[Charts and diagrams as code]

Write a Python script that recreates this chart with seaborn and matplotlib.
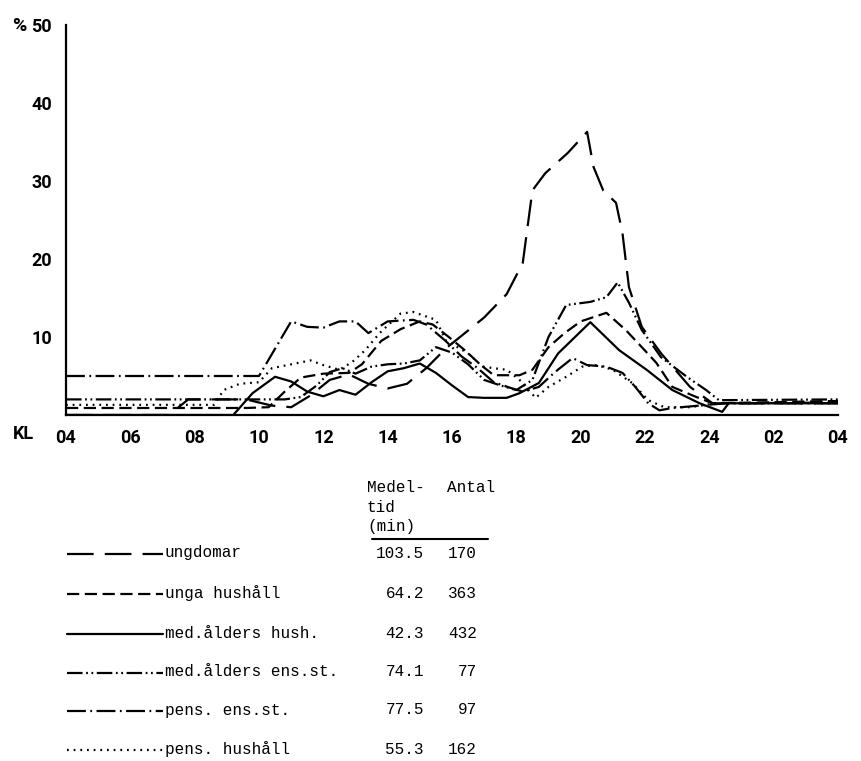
import numpy as np
import pandas as pd
import matplotlib
matplotlib.use("Agg")
import matplotlib.pyplot as plt
import seaborn as sns

# groups (legend order) and their table values
groups = ["ungdomar", "unga hushåll", "med.ålders hush.",
          "med.ålders ens.st.", "pens. ens.st.", "pens. hushåll"]
medeltid = ["103.5", "64.2", "42.3", "74.1", "77.5", "55.3"]
antal = ["170", "363", "432", "77", "97", "162"]

# share (%) per hour of day, hours 4..28 (04 -> 04 next day)
ungdomar_h = [4, 7.2, 7.8, 9.6, 10.4, 11.0, 11.6, 12.2, 12.8, 13.4, 14.0, 14.6,
              15.2, 15.8, 16.4, 17.0, 17.7, 18.2, 18.5, 18.9, 19.6, 20.2, 20.4,
              20.7, 21.1, 21.3, 21.5, 21.9, 22.5, 23.4, 24.1, 28]
ungdomar_pct = [0, 0, 2.0, 2.0, 1.2, 1.0, 2.5, 4.5, 5.2, 4.0, 3.4, 4.0,
                6.0, 8.5, 10.5, 12.5, 15.5, 19.5, 28.8, 31.0, 33.6, 36.3, 31.8,
                28.8, 27.2, 23.3, 16.4, 11.3, 7.9, 3.6, 1.5, 1.5]

unga_h = [4, 9.6, 10.3, 10.8, 11.3, 12.0, 12.8, 13.2, 13.8, 14.4, 15.0, 15.4,
          15.9, 16.4, 16.9, 17.3, 18.1, 18.5, 19.0, 19.5, 20.0, 20.8, 21.4,
          21.9, 22.35, 22.85, 23.6, 24.1, 28]
unga_pct = [0.9, 0.9, 1.0, 3.0, 4.8, 5.3, 5.4, 6.5, 9.5, 11.0, 12.0, 11.6,
            10.0, 8.3, 6.4, 5.1, 5.1, 5.8, 8.7, 10.5, 12.0, 13.1, 10.9,
            8.7, 6.7, 3.6, 2.3, 1.5, 1.8]

medhush_h = [4, 9.2, 9.8, 10.5, 11.0, 11.5, 12.0, 12.5, 13.0, 13.5, 14.0, 14.5,
             15.0, 15.5, 16.0, 16.5, 17.0, 17.7, 18.1, 18.7, 19.3, 19.95, 20.3,
             21.2, 22.05, 22.85, 23.7, 24.4, 24.6, 28]
medhush_pct = [0, 0, 2.8, 4.9, 4.3, 3.0, 2.4, 3.2, 2.6, 4.2, 5.6, 6.0,
               6.6, 5.4, 3.8, 2.3, 2.2, 2.2, 2.8, 4.1, 7.9, 10.5, 11.9,
               8.3, 5.8, 3.2, 1.5, 0.4, 1.5, 1.5]

medens_h = [4, 10.8, 11.3, 11.8, 12.2, 12.6, 13.0, 13.5, 14.0, 14.5, 15.0, 15.5,
            16.0, 16.5, 17.0, 17.5, 18.0, 18.5, 19.0, 19.55, 20.3, 20.8, 21.15,
            21.5, 21.9, 22.5, 23.3, 23.9, 24.3, 28]
medens_pct = [2.0, 2.0, 2.3, 3.8, 5.5, 6.0, 5.3, 6.2, 6.5, 6.6, 7.0, 8.7,
              8.0, 6.5, 4.5, 3.8, 3.2, 4.5, 10.0, 14.1, 14.5, 15.1, 17.0,
              14.4, 10.9, 7.4, 4.9, 3.2, 1.9, 2.0]

pensens_h = [4, 10.0, 10.5, 11.0, 11.5, 12.0, 12.5, 13.0, 13.4, 14.0, 14.8, 15.2,
             15.8, 16.3, 16.8, 17.3, 17.8, 18.2, 18.7, 19.2, 19.75, 20.2, 20.8,
             21.3, 21.7, 22.1, 22.45, 22.85, 24.5, 28]
pensens_pct = [5.0, 5.0, 8.5, 12.0, 11.3, 11.2, 12.0, 12.0, 10.5, 12.0, 12.2, 11.6,
               9.5, 7.5, 6.0, 4.2, 3.5, 3.0, 3.6, 5.5, 7.3, 6.4, 6.2,
               5.4, 3.6, 1.5, 0.6, 0.9, 1.5, 1.6]

penshush_h = [4, 8.6, 8.9, 9.4, 10.0, 10.4, 11.0, 11.6, 12.0, 12.5, 12.9, 13.3,
              13.75, 14.4, 14.8, 15.5, 15.8, 16.5, 16.95, 17.3, 17.7, 18.1, 18.6,
              19.0, 19.55, 20.05, 20.5, 21.0, 21.6, 22.1, 22.6, 23.4, 24.2, 28]
penshush_pct = [1.3, 1.3, 3.2, 4.0, 4.2, 6.0, 6.5, 7.0, 6.4, 5.8, 6.8, 8.3,
                10.5, 13.0, 13.2, 12.2, 9.6, 7.9, 6.2, 6.0, 5.8, 4.5, 2.2,
                3.6, 4.9, 6.2, 6.4, 5.8, 4.1, 1.9, 1.0, 1.0, 1.5, 1.5]

x_ticks = list(range(4, 29, 2))
x_labels = ["04", "06", "08", "10", "12", "14", "16", "18", "20", "22", "24", "02", "04"]
y_ticks = [10, 20, 30, 40, 50]

series = [(ungdomar_h, ungdomar_pct), (unga_h, unga_pct), (medhush_h, medhush_pct),
          (medens_h, medens_pct), (pensens_h, pensens_pct), (penshush_h, penshush_pct)]
frames = []
for name, (h, p) in zip(groups, series):
    frames.append(pd.DataFrame({"hour": h, "pct": p, "group": name}))
df = pd.concat(frames, ignore_index=True)

# dash patterns (in linewidth units)
dash_map = {
    "ungdomar": (12, 5),
    "unga hushåll": (5.5, 2.5),
    "med.ålders hush.": "",
    "med.ålders ens.st.": (7, 1.6, 0.8, 1.6, 0.8, 1.6),
    "pens. ens.st.": (8.5, 2, 0.8, 2),
    "pens. hushåll": (0.8, 2.2),
}

sns.set_style("white")
plt.rcParams["font.family"] = ["Roboto", "DejaVu Sans"]
plt.rcParams["text.color"] = "black"
plt.rcParams["xtick.color"] = "black"
plt.rcParams["ytick.color"] = "black"

W, H = 861, 761
fig = plt.figure(figsize=(W / 100, H / 100), dpi=100)

# overlay in pixel coordinates for the table/legend
bg = fig.add_axes([0, 0, 1, 1])
bg.set_xlim(0, W)
bg.set_ylim(H, 0)
bg.axis("off")

ax = fig.add_axes([66 / W, 1 - 415 / H, (838 - 66) / W, (415 - 25) / H])
ax.patch.set_alpha(0)

sns.lineplot(data=df, x="hour", y="pct", style="group", dashes=dash_map,
             color="black", linewidth=1.6, estimator=None, sort=False,
             legend=False, ax=ax)

ax.set_xlim(4, 28)
ax.set_ylim(0, 50)
ax.set_xticks(x_ticks)
ax.set_xticklabels(x_labels)
ax.set_xticks(range(4, 29), minor=True)
ax.set_yticks(y_ticks)
ax.set_yticklabels([str(v) for v in y_ticks])
ax.set_xlabel("")
ax.set_ylabel("")
for s in ["top", "right"]:
    ax.spines[s].set_visible(False)
for s in ["left", "bottom"]:
    ax.spines[s].set_linewidth(1.6)
    ax.spines[s].set_color("black")
ax.tick_params(axis="both", which="both", direction="out", length=7,
               width=1.4, color="black", labelcolor="black", labelsize=13, pad=3)
for lab in ax.get_xticklabels() + ax.get_yticklabels():
    lab.set_fontweight("bold")

bg.text(23, 434, "KL", fontsize=13, fontweight="bold", ha="center", va="center")
bg.text(19, 26, "%", fontsize=14, fontweight="bold", ha="center", va="center")

# table / legend
mono = ["Liberation Mono", "DejaVu Sans Mono"]
fs = 11.5
bg.text(367, 488, "Medel-", family=mono, fontsize=fs, va="center", ha="left")
bg.text(367, 507, "tid", family=mono, fontsize=fs, va="center", ha="left")
bg.text(367, 526, "(min)", family=mono, fontsize=fs, va="center", ha="left")
bg.text(447, 488, "Antal", family=mono, fontsize=fs, va="center", ha="left")
bg.plot([372, 488], [539, 539], color="black", linewidth=1.5)

row_y = [553, 593, 633, 672, 710, 749]
for name, med, n, y in zip(groups, medeltid, antal, row_y):
    d = dash_map[name]
    if d == "":
        bg.plot([67, 163], [y + 1, y + 1], color="black", linewidth=1.6)
    else:
        bg.plot([67, 163], [y + 1, y + 1], color="black", linewidth=1.6,
                dashes=d)
    bg.text(165, y, name, family=mono, fontsize=fs, va="center", ha="left")
    bg.text(424, y, med, family=mono, fontsize=fs, va="center", ha="right")
    bg.text(477, y, n, family=mono, fontsize=fs, va="center", ha="right")

fig.savefig("out.png", dpi=100, facecolor="white")
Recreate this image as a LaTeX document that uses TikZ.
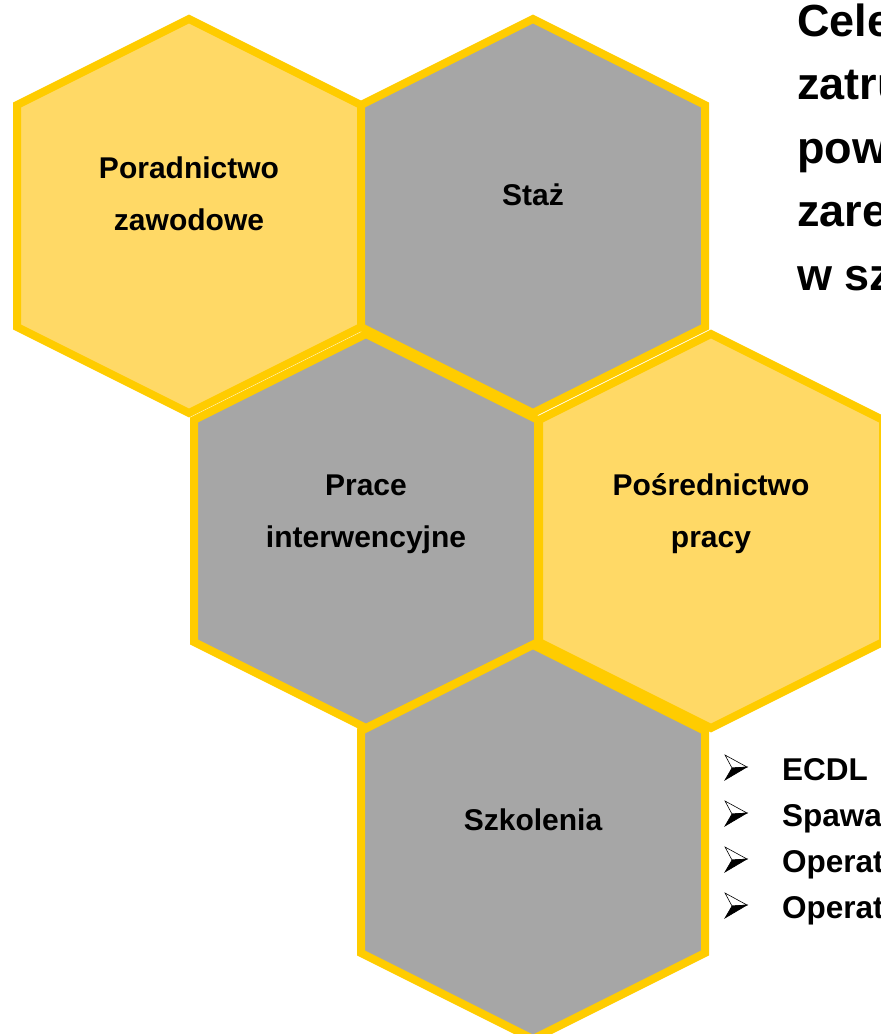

_Your task_
Give again, please, precisely the lines that begin the records and run through the line with "import seaborn as sns" in it, keeping both end lines and dropping any pictures.

_Answer to the task_
Write a Python script that recreates this chart with seaborn and matplotlib.
import numpy as np
import pandas as pd
import matplotlib
matplotlib.use("Agg")
import matplotlib.pyplot as plt
import seaborn as sns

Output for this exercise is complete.